In the aftermath of Thursday’s walkout by black legislators over a House vote to approve a bill requiring state voters to show photo identification at polling places, Chairman of the Legislative Black Caucus, Sumter County Representative David Weeks says the measure is an obvious attempt by House Republicans to narrow the electorate by making it more difficult for minorities, the elderly and disabled to exercise their constitutional right to vote. Weeks says if the measure passes the Senate, he is contemplating the use of several avenues to block the bill from becoming state law. Weeks says the first step would be to contact the U.S. Justice Department.
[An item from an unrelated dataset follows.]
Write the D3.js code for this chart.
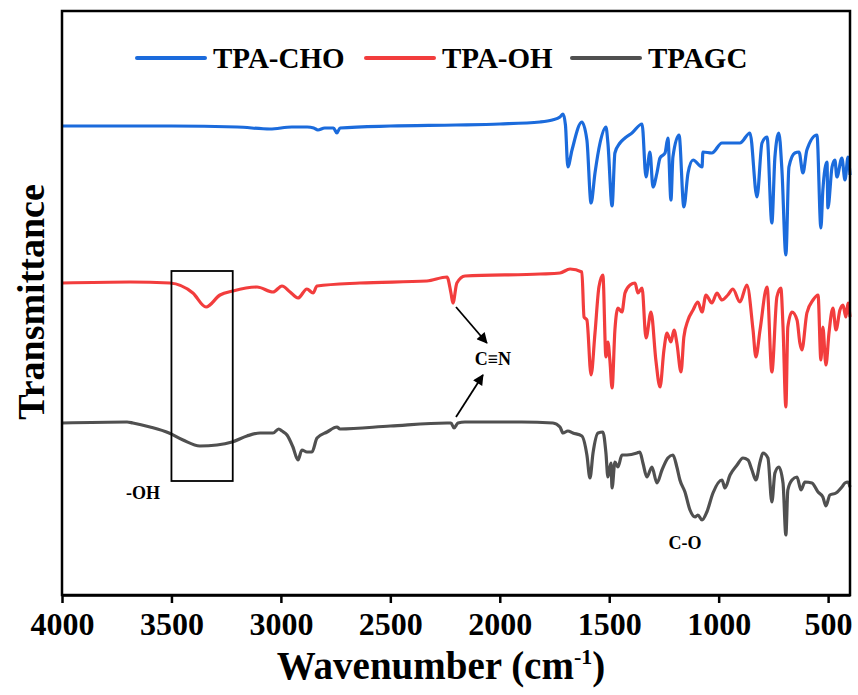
<!DOCTYPE html>
<html>
<head>
<meta charset="utf-8">
<script src="https://cdn.jsdelivr.net/npm/d3@7"></script>
<style>
  body { margin: 0; background: #fff; }
  text { font-family: "Liberation Serif", "Times New Roman", serif; font-weight: bold; fill: #000; }
</style>
</head>
<body>
<script>
// wavenumber (cm-1), transmittance (offset, arbitrary units)
const tpaCho = [[4000,469],[3500,469],[3200,468],[3050,466],[2950,468],[2880,468],[2850,467],[2831,465],[2800,467],[2760,467],[2744,462],[2730,467],[2500,469],[2200,470],[2000,471],[1816,473],[1760,475],[1725,478],[1711,481],[1700,470],[1689,428],[1670,445],[1625,473],[1602,455],[1583,392],[1565,422],[1542,452],[1515,468],[1506,452],[1487,389],[1474,442],[1451,452],[1428,457],[1396,462],[1350,471],[1332,418],[1314,443],[1300,408],[1282,422],[1268,437],[1245,442],[1232,457],[1218,395],[1209,438],[1181,460],[1159,388],[1140,422],[1117,435],[1076,428],[1072,443],[1031,442],[985,452],[903,452],[857,462],[825,398],[802,452],[779,458],[757,372],[743,438],[725,462],[711,425],[693,340],[679,428],[652,442],[633,443],[615,422],[597,445],[551,460],[533,367],[524,405],[505,433],[501,387],[482,428],[469,435],[460,418],[437,437],[423,415],[409,438],[400,420]];

const tpaOh = [[4000,312],[3689,313],[3507,312],[3402,302],[3342,288],[3278,300],[3219,304],[3109,308],[3036,303],[2995,309],[2958,303],[2922,297],[2881,306],[2853,302],[2835,309],[2639,312],[2333,314],[2241,318],[2223,302],[2214,292],[2196,312],[2159,319],[1816,321],[1725,322],[1679,326],[1625,323],[1615,278],[1602,275],[1583,220],[1565,262],[1547,308],[1529,320],[1515,238],[1506,253],[1497,235],[1487,207],[1474,265],[1460,287],[1442,283],[1428,302],[1405,310],[1382,312],[1369,302],[1350,307],[1332,257],[1309,283],[1287,235],[1268,208],[1250,245],[1236,262],[1218,253],[1204,265],[1191,252],[1172,223],[1159,258],[1140,275],[1117,285],[1095,293],[1076,283],[1058,300],[1031,292],[1008,302],[985,295],[958,300],[935,306],[903,293],[871,310],[843,265],[830,238],[811,265],[779,308],[757,223],[734,298],[716,307],[706,268],[693,188],[684,268],[665,283],[642,275],[629,252],[620,245],[597,282],[569,295],[546,300],[533,235],[524,268],[510,230],[496,262],[478,287],[464,265],[446,285],[432,290],[419,278],[409,292],[400,278]];

const tpagc = [[4000,172],[3703,173],[3676,172],[3598,168],[3511,162],[3447,155],[3370,149],[3292,150],[3223,153],[3155,159],[3095,162],[3036,162],[3010,166],[2995,164],[2972,160],[2945,148],[2922,135],[2904,145],[2881,143],[2858,143],[2835,157],[2789,163],[2744,168],[2730,166],[2500,169],[2241,172],[2223,172],[2209,167],[2191,172],[2159,173],[1900,173],[1757,172],[1725,168],[1711,162],[1689,164],[1666,162],[1625,159],[1602,140],[1588,117],[1574,142],[1551,162],[1529,163],[1515,142],[1506,118],[1492,132],[1487,107],[1474,133],[1460,128],[1442,140],[1419,140],[1373,142],[1360,143],[1346,132],[1328,118],[1305,128],[1282,112],[1259,125],[1232,137],[1209,140],[1191,128],[1177,115],[1154,103],[1131,85],[1108,78],[1095,80],[1076,75],[1054,83],[1026,102],[985,115],[971,107],[948,120],[916,130],[889,137],[866,135],[848,125],[830,115],[811,133],[798,142],[775,137],[757,93],[743,122],[725,128],[706,112],[693,60],[684,105],[665,115],[642,118],[624,105],[606,113],[574,112],[546,103],[524,98],[510,89],[492,100],[464,102],[437,108],[423,112],[409,113],[400,108]];

const seriesNames = ["TPA-CHO", "TPA-OH", "TPAGC"];
const seriesColors = ["#1b6bdc", "#f23d3d", "#505050"];
const xTicks = [4000, 3500, 3000, 2500, 2000, 1500, 1000, 500];

const w = 858;
const h = 695;
const margin = {top: 11, right: 8, bottom: 100, left: 62};

const x = d3.scaleLinear()
            .domain([4000, 400])
            .range([margin.left, w - margin.right]);

const y = d3.scaleLinear()
            .domain([0, 584])
            .range([h - margin.bottom, margin.top]);

const svg = d3.select("body")
              .append("svg")
              .attr("width", w)
              .attr("height", h);

svg.append("defs").append("marker")
   .attr("id", "arrow")
   .attr("viewBox", "0 0 10 10")
   .attr("refX", 9)
   .attr("refY", 5)
   .attr("markerWidth", 7)
   .attr("markerHeight", 6)
   .attr("markerUnits", "strokeWidth")
   .attr("orient", "auto")
   .append("path")
   .attr("d", "M0,0 L10,5 L0,10 z")
   .attr("fill", "#000");

// spectra
const line = d3.line()
               .x(d => x(d[0]))
               .y(d => y(d[1]))
               .curve(d3.curveMonotoneX);

const allSeries = [tpaCho, tpaOh, tpagc];

svg.selectAll("path.spectrum")
   .data(allSeries)
   .enter()
   .append("path")
   .attr("class", "spectrum")
   .attr("d", line)
   .attr("fill", "none")
   .attr("stroke", (d, i) => seriesColors[i])
   .attr("stroke-width", 3.2)
   .attr("stroke-linejoin", "round");

// -OH box
svg.append("rect")
   .attr("x", x(3500))
   .attr("y", y(324))
   .attr("width", x(3220) - x(3500))
   .attr("height", y(114) - y(324))
   .attr("fill", "none")
   .attr("stroke", "#000")
   .attr("stroke-width", 1.8);

svg.append("text")
   .attr("x", x(3630))
   .attr("y", y(96))
   .attr("text-anchor", "middle")
   .attr("font-size", 18)
   .text("-OH");

// C≡N arrows
svg.append("line")
   .attr("x1", x(2200)).attr("y1", y(288))
   .attr("x2", x(2059)).attr("y2", y(252))
   .attr("stroke", "#000").attr("stroke-width", 1.8)
   .attr("marker-end", "url(#arrow)");

svg.append("line")
   .attr("x1", x(2200)).attr("y1", y(178))
   .attr("x2", x(2077)).attr("y2", y(220))
   .attr("stroke", "#000").attr("stroke-width", 1.8)
   .attr("marker-end", "url(#arrow)");

svg.append("text")
   .attr("x", x(2031))
   .attr("y", y(230))
   .attr("text-anchor", "middle")
   .attr("font-size", 18)
   .text("C≡N");

svg.append("text")
   .attr("x", x(1154))
   .attr("y", y(46))
   .attr("text-anchor", "middle")
   .attr("font-size", 18)
   .text("C-O");

// frame and axis
svg.append("rect")
   .attr("x", margin.left)
   .attr("y", margin.top)
   .attr("width", w - margin.left - margin.right)
   .attr("height", h - margin.top - margin.bottom)
   .attr("fill", "none")
   .attr("stroke", "#000")
   .attr("stroke-width", 2.5);

const xAxis = svg.append("g")
                 .attr("transform", `translate(0,${h - margin.bottom})`)
                 .call(d3.axisBottom(x)
                         .tickValues(xTicks)
                         .tickFormat(d3.format("d"))
                         .tickSize(8)
                         .tickPadding(9)
                         .tickSizeOuter(0));

xAxis.select(".domain").attr("stroke-width", 2.5);
xAxis.selectAll(".tick line").attr("stroke-width", 2.5);
xAxis.selectAll(".tick text")
     .attr("font-size", 32)
     .attr("dy", "0.72em");

const xTitle = svg.append("text")
                  .attr("x", 441)
                  .attr("y", 679)
                  .attr("text-anchor", "middle")
                  .attr("font-size", 39);
xTitle.append("tspan").text("Wavenumber (cm");
xTitle.append("tspan").attr("font-size", 22).attr("dy", -15).text("-1");
xTitle.append("tspan").attr("dy", 15).text(")");

svg.append("text")
   .attr("transform", "translate(44,302) rotate(-90)")
   .attr("text-anchor", "middle")
   .attr("font-size", 38)
   .text("Transmittance");

// legend
const legend = svg.selectAll("g.legend")
                  .data(seriesNames)
                  .enter()
                  .append("g")
                  .attr("class", "legend");

const legendX = [137, 366, 572];

legend.append("line")
      .attr("x1", (d, i) => legendX[i])
      .attr("x2", (d, i) => legendX[i] + 68)
      .attr("y1", 58)
      .attr("y2", 58)
      .attr("stroke", (d, i) => seriesColors[i])
      .attr("stroke-width", 4)
      .attr("stroke-linecap", "round");

legend.append("text")
      .attr("x", (d, i) => legendX[i] + 76)
      .attr("y", 68)
      .attr("font-size", 29)
      .text(d => d);
</script>
</body>
</html>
Weeks says “South Carolina is still under section five of the Voting Rights Act, so we still have to get Justice Department approval, which is commonly referred to as preclearance, before any election law changes take effect, and so out first action would be to communicate with the Justice Department.”
Weeks says the U.S. Justice Department can be requested to impose an exception to the measure to stop it at the preclearance stage.
Weeks says an alternative to communicating with the U.S. Jstice Department would be to put the matter up for debate in the court system. “the other avenue we have which would be much more costly is the possibility of filing a lawsuit challenging the constitutionality of the statute as it is finally passed. “
Weeks adds that the bill will be met with a number of challenges before the measure is voted on by the state senate
“I suspect that there may be some amendments in the Senate and we are really looking forward to our caucus members stalling the matter in the Senate and really putting a hold on it there,” he says.
Weeks says lawmakers against the bill tried to delay any implementation of the measure for two years to give sufficient time for the South Carolina Election Commission to actually educate the public on the ramifications of the new law if passed in the Senate. Weeks says that proposal was soundly defeated.
Weeks says when the measure was in committee debate he questioned the purpose of such a measure, saying “What is the problem with the system now? We had a humongous turnout during the last election, no major issues with the election in the state of South Carolina. We understand that those crowds standing in line for Obama scared the Republicans up in this state.”
Several members of the Black Caucus say the largely republican vote for the measure was a backlash against the election of president Barack Obama. Weeks says the caucus was angered because the House did not even see fit to entertain a number of amendments opponents of the measure wanted to add to the bill including exempting elderly persons from having to present a photo ID at the polls. “Most of the persons who don’t have identification are probably going to fall in that category and I don’t see anything wrong with a person with a college ID that is a photo ID from presenting that as proof that he is who he is.”
The measure requires voters to show a valid driver’s license, a passport, military ID, or state ID before being allowed to vote.